GIVEN REQUEST: Set the listing down unchanged, minus every embedded image.

########

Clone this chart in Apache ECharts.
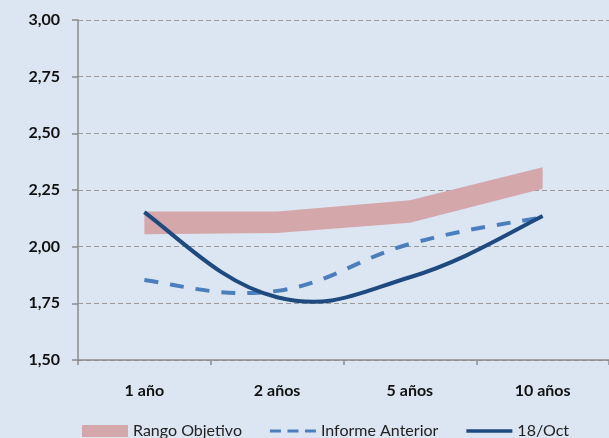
<!DOCTYPE html>
<html><head><meta charset="utf-8">
<script src="https://cdn.jsdelivr.net/npm/echarts@6/dist/echarts.min.js"></script>
<style>html,body{margin:0;padding:0;background:#DCE6F2;}#c{width:609px;height:438px;}</style>
</head><body><div id="c"></div>
<script>
var categories = ['1 año', '2 años', '5 años', '10 años'];
var rangeLow = [2.055, 2.06, 2.105, 2.255];
var rangeHigh = [2.155, 2.155, 2.205, 2.35];
var informeAnterior = [1.853, 1.805, 2.012, 2.13];
var oct18 = [2.152, 1.777, 1.865, 2.135];
var yTicks = { min: 1.5, max: 3.0, interval: 0.25 };

var rangeDiff = rangeHigh.map(function (v, i) { return +(v - rangeLow[i]).toFixed(4); });
var font = 'Lato, "Open Sans", sans-serif';

// Excel-style smoothed curve through the points, drawn in pixel space via api.coord
function smoothRenderer(values, color, width, dash) {
  return function (params, api) {
    if (params.dataIndex !== 0) return null;
    var p = values.map(function (v, i) { return api.coord([i, v]); });
    var n = p.length, k = 0.2;
    var d = 'M' + p[0][0] + ' ' + p[0][1];
    for (var i = 0; i < n - 1; i++) {
      var a = p[i], b = p[i + 1];
      var c1 = null, c2 = null;
      var prev = p[i - 1], next = p[i + 2];
      if (i + 2 < n) c2 = [b[0] - (next[0] - a[0]) * k, b[1] - (next[1] - a[1]) * k];
      if (i > 0) c1 = [a[0] + (b[0] - prev[0]) * k, a[1] + (b[1] - prev[1]) * k];
      if (!c1 && c2) c1 = [a[0] + ((b[0] - a[0]) / 3 + (c2[0] - a[0]) / 2) / 2, a[1] + ((b[1] - a[1]) / 3 + (c2[1] - a[1]) / 2) / 2];
      if (!c2 && c1) c2 = [b[0] + ((a[0] - b[0]) / 3 + (c1[0] - b[0]) / 2) / 2, b[1] + ((a[1] - b[1]) / 3 + (c1[1] - b[1]) / 2) / 2];
      if (!c1 && !c2) { c1 = a; c2 = b; }
      d += ' C' + c1[0] + ' ' + c1[1] + ' ' + c2[0] + ' ' + c2[1] + ' ' + b[0] + ' ' + b[1];
    }
    return {
      type: 'path',
      shape: { pathData: d },
      style: { fill: 'none', stroke: color, lineWidth: width, lineDash: dash || null, lineCap: 'butt' }
    };
  };
}

var chart = echarts.init(document.getElementById('c'));
chart.setOption({
  backgroundColor: '#DCE6F2',
  animation: false,
  grid: { left: 78, right: -2, top: 20, bottom: 78, containLabel: false },
  legend: {
    left: 77, top: 418, itemGap: 28, itemWidth: 46, itemHeight: 12,
    textStyle: { fontFamily: font, fontSize: 16, color: '#222' },
    data: [
      { name: 'Rango Objetivo', icon: 'rect' },
      { name: 'Informe Anterior', icon: 'path://M0,0L0,12Z M0,4.5H11V7.5H0Z M17.5,4.5H28.5V7.5H17.5Z M35,4.5H46V7.5H35Z' },
      { name: '18/Oct', icon: 'path://M0,0L0,12Z M0,4.25H46V7.75H0Z' }
    ]
  },
  xAxis: {
    type: 'category', data: categories, boundaryGap: true,
    axisLine: { lineStyle: { color: '#8C8C8C', width: 1.5 } },
    axisTick: { show: true, length: 5, lineStyle: { color: '#8C8C8C', width: 1.5 } },
    axisLabel: { margin: 23, fontFamily: font, fontSize: 16, fontWeight: 'bold', color: '#111' }
  },
  yAxis: {
    type: 'value', min: yTicks.min, max: yTicks.max, interval: yTicks.interval,
    axisLine: { show: true, lineStyle: { color: '#8C8C8C', width: 1.5 } },
    axisTick: { show: true, length: 6, lineStyle: { color: '#8C8C8C', width: 1.5 } },
    splitLine: { show: true, lineStyle: { color: '#9A9A9A', type: [5, 3], width: 1 } },
    axisLabel: {
      margin: 18, fontFamily: font, fontSize: 16, fontWeight: 'bold', color: '#111',
      formatter: function (v) { return v.toFixed(2).replace('.', ','); }
    }
  },
  series: [
    { name: 'low', type: 'line', stack: 'band', data: rangeLow, symbol: 'none',
      lineStyle: { opacity: 0 }, areaStyle: { opacity: 0 }, silent: true, z: 1 },
    { name: 'Rango Objetivo', type: 'line', stack: 'band', data: rangeDiff, symbol: 'none',
      itemStyle: { color: '#D4A7AB' }, lineStyle: { opacity: 0, width: 0 },
      areaStyle: { color: '#D4A7AB', opacity: 1 }, z: 2 },
    { name: 'Informe Anterior', type: 'custom', z: 3, silent: true,
      itemStyle: { color: '#4A7EBD' },
      data: informeAnterior.map(function (v, i) { return [i, v]; }),
      renderItem: smoothRenderer(informeAnterior, '#4A7EBD', 4, [14, 12]) },
    { name: '18/Oct', type: 'custom', z: 4, silent: true,
      itemStyle: { color: '#1F4A80' },
      data: oct18.map(function (v, i) { return [i, v]; }),
      renderItem: smoothRenderer(oct18, '#1F4A80', 4) }
  ]
});
</script></body></html>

########

REPLY TO THE EXERCISE:
Clone this chart in Apache ECharts.
<!DOCTYPE html>
<html><head><meta charset="utf-8">
<script src="https://cdn.jsdelivr.net/npm/echarts@6/dist/echarts.min.js"></script>
<style>html,body{margin:0;padding:0;background:#DCE6F2;}#c{width:609px;height:438px;}</style>
</head><body><div id="c"></div>
<script>
var categories = ['1 año', '2 años', '5 años', '10 años'];
var rangeLow = [2.055, 2.06, 2.105, 2.255];
var rangeHigh = [2.155, 2.155, 2.205, 2.35];
var informeAnterior = [1.853, 1.805, 2.012, 2.13];
var oct18 = [2.152, 1.777, 1.865, 2.135];
var yTicks = { min: 1.5, max: 3.0, interval: 0.25 };

var rangeDiff = rangeHigh.map(function (v, i) { return +(v - rangeLow[i]).toFixed(4); });
var font = 'Lato, "Open Sans", sans-serif';

// Excel-style smoothed curve through the points, drawn in pixel space via api.coord
function smoothRenderer(values, color, width, dash) {
  return function (params, api) {
    if (params.dataIndex !== 0) return null;
    var p = values.map(function (v, i) { return api.coord([i, v]); });
    var n = p.length, k = 0.2;
    var d = 'M' + p[0][0] + ' ' + p[0][1];
    for (var i = 0; i < n - 1; i++) {
      var a = p[i], b = p[i + 1];
      var c1 = null, c2 = null;
      var prev = p[i - 1], next = p[i + 2];
      if (i + 2 < n) c2 = [b[0] - (next[0] - a[0]) * k, b[1] - (next[1] - a[1]) * k];
      if (i > 0) c1 = [a[0] + (b[0] - prev[0]) * k, a[1] + (b[1] - prev[1]) * k];
      if (!c1 && c2) c1 = [a[0] + ((b[0] - a[0]) / 3 + (c2[0] - a[0]) / 2) / 2, a[1] + ((b[1] - a[1]) / 3 + (c2[1] - a[1]) / 2) / 2];
      if (!c2 && c1) c2 = [b[0] + ((a[0] - b[0]) / 3 + (c1[0] - b[0]) / 2) / 2, b[1] + ((a[1] - b[1]) / 3 + (c1[1] - b[1]) / 2) / 2];
      if (!c1 && !c2) { c1 = a; c2 = b; }
      d += ' C' + c1[0] + ' ' + c1[1] + ' ' + c2[0] + ' ' + c2[1] + ' ' + b[0] + ' ' + b[1];
    }
    return {
      type: 'path',
      shape: { pathData: d },
      style: { fill: 'none', stroke: color, lineWidth: width, lineDash: dash || null, lineCap: 'butt' }
    };
  };
}

var chart = echarts.init(document.getElementById('c'));
chart.setOption({
  backgroundColor: '#DCE6F2',
  animation: false,
  grid: { left: 78, right: -2, top: 20, bottom: 78, containLabel: false },
  legend: {
    left: 77, top: 418, itemGap: 28, itemWidth: 46, itemHeight: 12,
    textStyle: { fontFamily: font, fontSize: 16, color: '#222' },
    data: [
      { name: 'Rango Objetivo', icon: 'rect' },
      { name: 'Informe Anterior', icon: 'path://M0,0L0,12Z M0,4.5H11V7.5H0Z M17.5,4.5H28.5V7.5H17.5Z M35,4.5H46V7.5H35Z' },
      { name: '18/Oct', icon: 'path://M0,0L0,12Z M0,4.25H46V7.75H0Z' }
    ]
  },
  xAxis: {
    type: 'category', data: categories, boundaryGap: true,
    axisLine: { lineStyle: { color: '#8C8C8C', width: 1.5 } },
    axisTick: { show: true, length: 5, lineStyle: { color: '#8C8C8C', width: 1.5 } },
    axisLabel: { margin: 23, fontFamily: font, fontSize: 16, fontWeight: 'bold', color: '#111' }
  },
  yAxis: {
    type: 'value', min: yTicks.min, max: yTicks.max, interval: yTicks.interval,
    axisLine: { show: true, lineStyle: { color: '#8C8C8C', width: 1.5 } },
    axisTick: { show: true, length: 6, lineStyle: { color: '#8C8C8C', width: 1.5 } },
    splitLine: { show: true, lineStyle: { color: '#9A9A9A', type: [5, 3], width: 1 } },
    axisLabel: {
      margin: 18, fontFamily: font, fontSize: 16, fontWeight: 'bold', color: '#111',
      formatter: function (v) { return v.toFixed(2).replace('.', ','); }
    }
  },
  series: [
    { name: 'low', type: 'line', stack: 'band', data: rangeLow, symbol: 'none',
      lineStyle: { opacity: 0 }, areaStyle: { opacity: 0 }, silent: true, z: 1 },
    { name: 'Rango Objetivo', type: 'line', stack: 'band', data: rangeDiff, symbol: 'none',
      itemStyle: { color: '#D4A7AB' }, lineStyle: { opacity: 0, width: 0 },
      areaStyle: { color: '#D4A7AB', opacity: 1 }, z: 2 },
    { name: 'Informe Anterior', type: 'custom', z: 3, silent: true,
      itemStyle: { color: '#4A7EBD' },
      data: informeAnterior.map(function (v, i) { return [i, v]; }),
      renderItem: smoothRenderer(informeAnterior, '#4A7EBD', 4, [14, 12]) },
    { name: '18/Oct', type: 'custom', z: 4, silent: true,
      itemStyle: { color: '#1F4A80' },
      data: oct18.map(function (v, i) { return [i, v]; }),
      renderItem: smoothRenderer(oct18, '#1F4A80', 4) }
  ]
});
</script></body></html>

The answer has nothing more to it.